GIVEN MATERIAL
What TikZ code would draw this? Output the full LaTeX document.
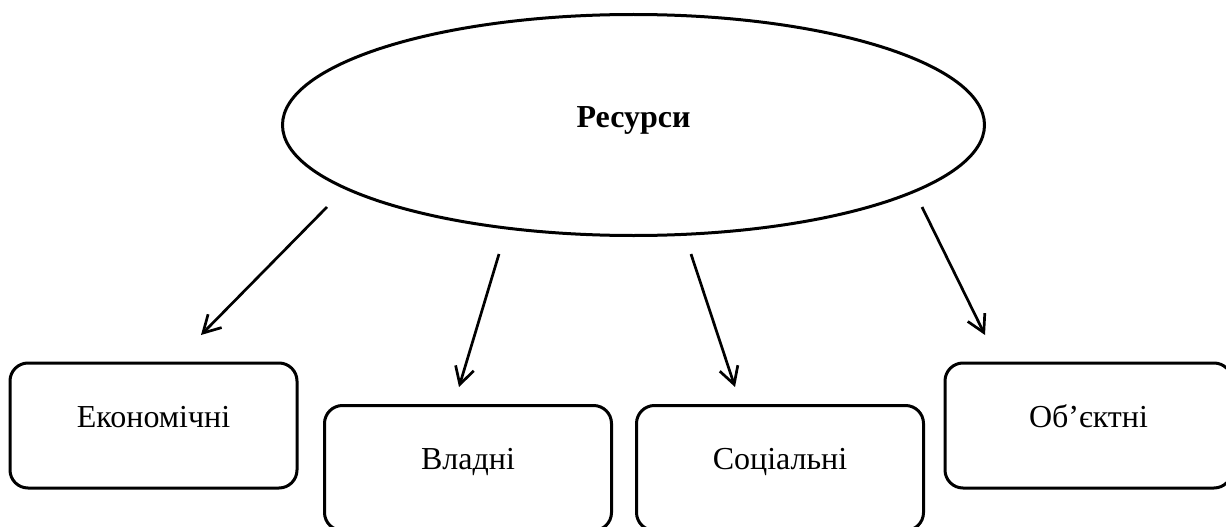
\documentclass[tikz,border=0pt]{standalone}
\usepackage{fontspec}
\setmainfont{Liberation Serif}
\usetikzlibrary{shapes.geometric,arrows.meta}
\tikzset{
  lw/.style={line width=3pt},
  topell/.style={lw, draw, ellipse, inner sep=0pt, minimum width=702pt, minimum height=221pt,
    font=\fontsize{32}{38}\selectfont\bfseries, text height=22pt, text depth=18pt},
  catbox/.style={lw, draw, rounded corners=18pt, inner sep=0pt, minimum width=287pt, minimum height=125pt,
    font=\fontsize{32}{38}\selectfont, text height=22pt, text depth=19pt},
  arr/.style={line width=2.7pt, -{Straight Barb[length=17pt,width=19pt,line width=2.7pt]}}
}
\begin{document}
\begin{tikzpicture}[x=1pt,y=-1pt]
\useasboundingbox (0,0) rectangle (1226,527);
\node[topell] (res) at (633.5,125) {Ресурси};
\node[catbox] (eco) at (153.5,425.5) {Економічні};
\node[catbox] (vla) at (468,468) {Владні};
\node[catbox] (soc) at (780,468) {Соціальні};
\node[catbox] (obj) at (1088.5,425.5) {Об’єктні};
\coordinate (a1s) at (327,207);
\coordinate (a1e) at (201,335);
\coordinate (a2s) at (499,254);
\coordinate (a2e) at (459,387);
\coordinate (a3s) at (691,254);
\coordinate (a3e) at (735,387);
\coordinate (a4s) at (922,207);
\coordinate (a4e) at (985,335);
\draw[arr] (a1s) -- (a1e);
\draw[arr] (a2s) -- (a2e);
\draw[arr] (a3s) -- (a3e);
\draw[arr] (a4s) -- (a4e);
\end{tikzpicture}
\end{document}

TASK OBJECTIVE
Copy every line of the data exactly as written, excluding the pictures.

COMPLETE OUTPUT
What TikZ code would draw this? Output the full LaTeX document.
\documentclass[tikz,border=0pt]{standalone}
\usepackage{fontspec}
\setmainfont{Liberation Serif}
\usetikzlibrary{shapes.geometric,arrows.meta}
\tikzset{
  lw/.style={line width=3pt},
  topell/.style={lw, draw, ellipse, inner sep=0pt, minimum width=702pt, minimum height=221pt,
    font=\fontsize{32}{38}\selectfont\bfseries, text height=22pt, text depth=18pt},
  catbox/.style={lw, draw, rounded corners=18pt, inner sep=0pt, minimum width=287pt, minimum height=125pt,
    font=\fontsize{32}{38}\selectfont, text height=22pt, text depth=19pt},
  arr/.style={line width=2.7pt, -{Straight Barb[length=17pt,width=19pt,line width=2.7pt]}}
}
\begin{document}
\begin{tikzpicture}[x=1pt,y=-1pt]
\useasboundingbox (0,0) rectangle (1226,527);
\node[topell] (res) at (633.5,125) {Ресурси};
\node[catbox] (eco) at (153.5,425.5) {Економічні};
\node[catbox] (vla) at (468,468) {Владні};
\node[catbox] (soc) at (780,468) {Соціальні};
\node[catbox] (obj) at (1088.5,425.5) {Об’єктні};
\coordinate (a1s) at (327,207);
\coordinate (a1e) at (201,335);
\coordinate (a2s) at (499,254);
\coordinate (a2e) at (459,387);
\coordinate (a3s) at (691,254);
\coordinate (a3e) at (735,387);
\coordinate (a4s) at (922,207);
\coordinate (a4e) at (985,335);
\draw[arr] (a1s) -- (a1e);
\draw[arr] (a2s) -- (a2e);
\draw[arr] (a3s) -- (a3e);
\draw[arr] (a4s) -- (a4e);
\end{tikzpicture}
\end{document}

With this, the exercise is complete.